La sensaciones experimentadas al ver el vídeo de los estudiantes de Nuevo León, arrojando por los aires a su compañero y dejándolo caer de cabeza al piso, van desde la rabia y la impotencia a la incredulidad. Esta última porque nuestros ojos no dan crédito a esa escena. Nos parece irreal. Nos parece imposible que todos esos chicos a esa edad, sean capaces de gestionar tanta maldad y perversión. No se puede entender por más que estiremos la mente. Por lo menos, no es comprensible para aquellos a quienes nos funciona bien el cerebro.
Sorprende que no es un caso de un estudiante aislado agrediendo a otro; son por lo menos 6, los compañeros trastornados que realizan semejante abominación bajo previo acuerdo. En ninguno de ellos cupo la prudencia, el sentido común, la mínima empatía hacia el chico. No actuaron con desconocimiento de las consecuencias; la edad que tienen revela que tenían plena conciencia de lo que pretendían hacer. Actuaron con maldad, con dolo, ellos sabían perfectamente que una caída de esa magnitud podía terminar con la vida de su compañero o dejarlo gravemente herido y lo hicieron a propósito. No fue un simple descuido ni un acto de inmadurez.

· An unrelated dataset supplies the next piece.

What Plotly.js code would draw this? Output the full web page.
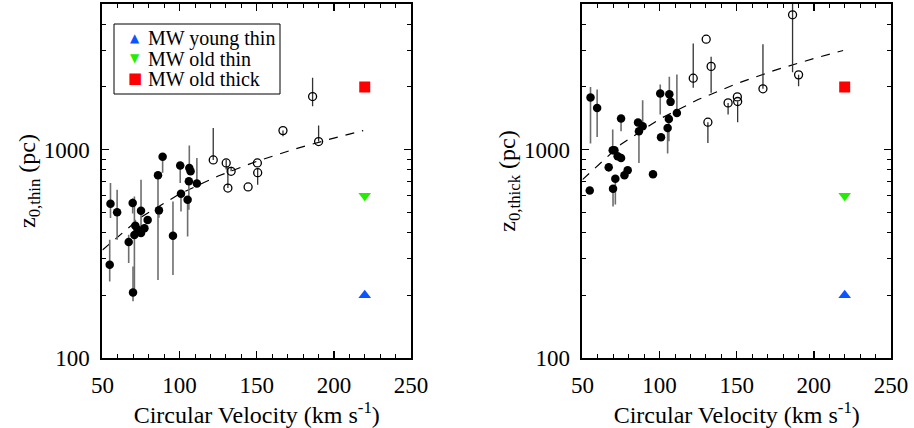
<!DOCTYPE html>
<html>
<head>
<meta charset="utf-8">
<script src="https://cdn.plot.ly/plotly-3.0.1.min.js"></script>
<style>html,body{margin:0;padding:0;background:#fff}#chart{width:914px;height:428px}</style>
</head>
<body>
<div id="chart"></div>
<script>
// Filled-circle galaxies (velocity, km/s)
const velFilled = [54.7,55.2,59.5,67.0,69.6,69.8,71.3,70.7,72.8,75.0,75.0,77.2,79.3,86.0,86.6,89.0,95.7,100.4,100.9,105.2,106.0,106.3,107.1,111.2];
const thinFilled = [280,550,500,360,554,206,431,389,412,509,398,419,460,753,511,925,386,838,614,575,705,816,787,687];
const thinFilledUp = [89,142,142,30,30,69,30,207,0,208,0,20,0,0,0,0,178,0,0,0,0,230,0,225];
const thinFilledDown = [47,80,131,74,60,19,30,184,0,126,0,20,0,516,40,150,136,146,109,192,190,0,0,0];
const thickFilled = [636,1778,1586,822,993,649,725,993,929,1409,912,753,796,1348,1225,1295,761,1858,1146,1271,1404,1846,1695,1500];
const thickFilledUp = [0,222,358,40,255,0,0,0,0,0,0,40,0,0,0,432,0,195,0,0,0,389,0,794];
const thickFilledDown = [0,709,436,40,0,115,180,0,0,184,0,0,0,0,362,0,0,385,0,314,307,0,0,0];

// Open-circle galaxies
const velOpen = [121.8,130.2,133.4,131.3,144.4,150.4,150.6,167.0,186.2,190.1];
const thinOpen = [892,863,787,654,662,863,775,1234,1798,1093];
const thinOpenUp = [379,30,40,178,0,0,40,0,412,212];
const thinOpenDown = [0,60,0,0,0,0,96,75,183,0];
const thickOpen = [2202,3389,2508,1354,1676,1791,1702,1958,4435,2285];
const thickOpenUp = [1032,0,279,0,0,0,0,1242,700,0];
const thickOpenDown = [222,0,635,277,203,0,348,0,2081,269];

// Dashed fit lines
const fitVel = [50,75,100,125,150,175,200,219];
const fitThin = [330,474,613,747,879,1008,1136,1234];
const fitThick = [718,1061,1402,1739,2074,2407,2738,2990];

// Milky Way
const mwVel = [220];
const mwYoungThin = [200];
const mwOldThin = [600];
const mwOldThick = [2000];
const mwNames = ['MW young thin','MW old thin','MW old thick'];
const mwColors = ['#0a55ff','#22ee00','#ff0000'];
const mwGlyphs = ['▲','▼','■'];

const xTicks = [50,100,150,200,250];
const xMinor = [60,70,80,90,110,120,130,140,160,170,180,190,210,220,230,240];
const yTicks = [100,1000];
const yMinor = [200,300,400,500,600,700,800,900,2000,3000,4000,5000];

const FONT = '"Liberation Serif", "Times New Roman", Times, serif';
const errCol = '#6e6e6e';

function panel(xa, ya, zF, upF, dnF, zO, upO, dnO, fit) {
  return [
    {x: fitVel, y: fit, xaxis: xa, yaxis: ya, mode: 'lines', showlegend: false, hoverinfo: 'skip',
     line: {color: '#000', width: 1.2, dash: '9px,8px'}},
    {x: velFilled, y: zF, xaxis: xa, yaxis: ya, mode: 'markers', showlegend: false,
     marker: {color: '#000', size: 8.5, symbol: 'circle'},
     error_y: {type: 'data', symmetric: false, array: upF, arrayminus: dnF, color: errCol, thickness: 1.6, width: 0}},
    {x: velOpen, y: zO, xaxis: xa, yaxis: ya, mode: 'markers', showlegend: false,
     marker: {color: '#000', size: 8, symbol: 'circle-open', line: {color: '#000', width: 1.3}},
     error_y: {type: 'data', symmetric: false, array: upO, arrayminus: dnO, color: '#333', thickness: 1.3, width: 0}},
    {x: mwVel, y: mwYoungThin, xaxis: xa, yaxis: ya, mode: 'markers', name: mwNames[0], showlegend: false,
     marker: {color: mwColors[0], size: 11, symbol: 'triangle-up'}},
    {x: mwVel, y: mwOldThin, xaxis: xa, yaxis: ya, mode: 'markers', name: mwNames[1], showlegend: false,
     marker: {color: mwColors[1], size: 11, symbol: 'triangle-down'}},
    {x: mwVel, y: mwOldThick, xaxis: xa, yaxis: ya, mode: 'markers', name: mwNames[2], showlegend: false,
     marker: {color: mwColors[2], size: 11, symbol: 'square'}}
  ];
}

const data = [].concat(
  panel('x', 'y', thinFilled, thinFilledUp, thinFilledDown, thinOpen, thinOpenUp, thinOpenDown, fitThin),
  panel('x2', 'y2', thickFilled, thickFilledUp, thickFilledDown, thickOpen, thickOpenUp, thickOpenDown, fitThick)
);

function xAxis(domain, anchor) {
  return {
    domain: domain, anchor: anchor, range: [50, 250],
    tickmode: 'array', tickvals: xTicks, ticks: 'inside', ticklen: 7, tickwidth: 1.3, tickcolor: '#000',
    minor: {tickmode: 'array', tickvals: xMinor, ticks: 'inside', ticklen: 4, tickwidth: 1, tickcolor: '#000'},
    showline: true, linecolor: '#000', linewidth: 2, mirror: 'ticks', showgrid: false, zeroline: false,
    tickfont: {family: FONT, size: 23, color: '#000'}, ticklabelstandoff: 5,
    title: {text: 'Circular Velocity (km s<sup>-1</sup>)', font: {family: FONT, size: 24, color: '#000'}, standoff: 1}
  };
}
function yAxis(anchor, sub) {
  return {
    domain: [0.1636, 0.9907], anchor: anchor, type: 'log', range: [2, Math.log10(5000)],
    tickmode: 'array', tickvals: yTicks, ticktext: ['100', '1000'], ticks: 'inside', ticklen: 7, tickwidth: 1.3, tickcolor: '#000',
    minor: {tickmode: 'array', tickvals: yMinor, ticks: 'inside', ticklen: 4, tickwidth: 1, tickcolor: '#000'},
    showline: true, linecolor: '#000', linewidth: 2, mirror: 'ticks', showgrid: false, zeroline: false,
    tickfont: {family: FONT, size: 23, color: '#000'}, ticklabelstandoff: 6,
    title: {text: 'z<sub>0,' + sub + '</sub> (pc)', font: {family: FONT, size: 24, color: '#000'}, standoff: 0}
  };
}

// Legend drawn as a box with annotations (rows closely spaced as in the reference)
const W = 914, H = 428;
const legRows = [38, 58, 78];
const annotations = [];
mwNames.forEach((nm, i) => {
  annotations.push({xref: 'paper', yref: 'paper', x: 135 / W, y: 1 - legRows[i] / H, xanchor: 'center', yanchor: 'middle',
    text: mwGlyphs[i], showarrow: false, font: {family: 'DejaVu Sans', size: i === 2 ? 15 : 12, color: mwColors[i]}});
  annotations.push({xref: 'paper', yref: 'paper', x: 146 / W, y: 1 - (legRows[i] + 1) / H, xanchor: 'left', yanchor: 'middle',
    text: nm, showarrow: false, font: {family: FONT, size: 20, color: '#000'}});
});

const layout = {
  width: W, height: H,
  margin: {l: 0, r: 0, t: 0, b: 0},
  paper_bgcolor: '#fff', plot_bgcolor: '#fff',
  font: {family: FONT, color: '#000'},
  xaxis: xAxis([0.1121, 0.4497], 'y'),
  yaxis: yAxis('x', 'thin'),
  xaxis2: xAxis([0.6373, 0.9748], 'y2'),
  yaxis2: yAxis('x2', 'thick'),
  shapes: [{type: 'rect', xref: 'paper', yref: 'paper', x0: 114 / W, x1: 280 / W, y0: 1 - 94 / H, y1: 1 - 24 / H,
            line: {color: '#000', width: 1}, fillcolor: 'rgba(0,0,0,0)'}],
  annotations: annotations,
  showlegend: false
};

Plotly.newPlot('chart', data, layout, {displayModeBar: false, staticPlot: true});
</script>
</body>
</html>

Fue un acto de odio. De perversión.
Son un grupo de al menos seis estudiantes quienes lo lanzaron, y no podemos dejar de tomar en cuenta a quienes estaban observando y tomando vídeo y no hicieron absolutamente nada por ayudarlo. ¿Hasta donde llega la podredumbre en la mente de estas generaciones de jóvenes?
Evidentemente no nacieron así. No llegaron a este mundo con el cerebro y el alma trastornados de insensibilidad y maldad. ¿Qué tanto un padre puede descuidar las emociones de su hijo para que se convierta en esa clase de monstruo? ¿Qué tan lejos del corazón y de los sentimientos de su hijo, puede estar una madre para no percatarse de que está creciendo con una mentalidad tan retorcida?
¿En serio hay manera de que se vayan 15 años de largo, sin darte cuenta de que tu hijo se está convirtiendo en una persona tan perversa?
Tal vez lo peor no sea el que no se den cuenta; sino que finjan no hacerlo. O algo peor aún: que el corazón de esos padres esté todavía más podrido que el de sus hijos.